President Xi Jinping has called on the people of China’s mainland and Taiwan to unite to maintain peace, during a meeting with a Taiwanese political delegation who are in Beijing to attend events for the 70th anniversary of the end of World War II, the Xinhua News Agency reported.
The report said that Lien Chan, former chairman of Taiwan's Kuomintang Party, and other Taiwan officials were invited to see the military parade and other activities that will be held to commemorate the WWII anniversary and victory in the Chinese People's War of Resistance Against Japanese Aggression.
Both forces of the Communist Party and the KMT fought together in the War of Resistance. But the KMT was defeated during the civil war and fled to Taiwan.
According to Xi, the victory in the war against Japan invasion was "China's first complete victory against foreign invasion in modern times," which was only made possible because of the efforts of the entire nation, including Taiwan.
Xi said that an "unprecedented national awareness" was roused when Japan invaded northeast China on Sept. 18, 1931, and launched its full-scale invasion on July 7, 1937.
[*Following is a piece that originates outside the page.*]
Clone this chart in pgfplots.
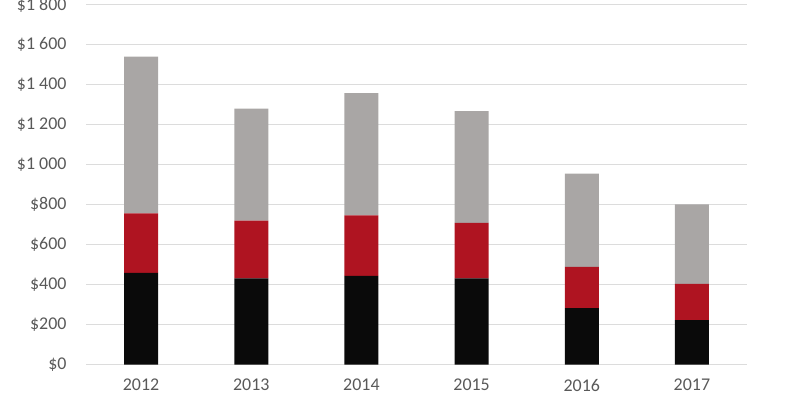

"At the critical moment, the Chinese rose to fight bitterly with the Japanese militarist invaders," Xi added.
To establish a united front against Japan and to safeguard state sovereignty and national dignity, the Communist Party of China and the KMT joined forces, Xi explained.
"Both the front line and the battlefield behind enemy lines closely coordinated with each other and made important contributions to the victory," Xi said.
Xi furthered that the struggle against Japanese invasion was an important part of the entire struggle of the Chinese and Taiwan citizens that share a common destiny with their motherland.
When Japan occupied Taiwan, the people in the island never stopped fighting, and hundreds of thousands of Taiwan people lost their lives, Xi added.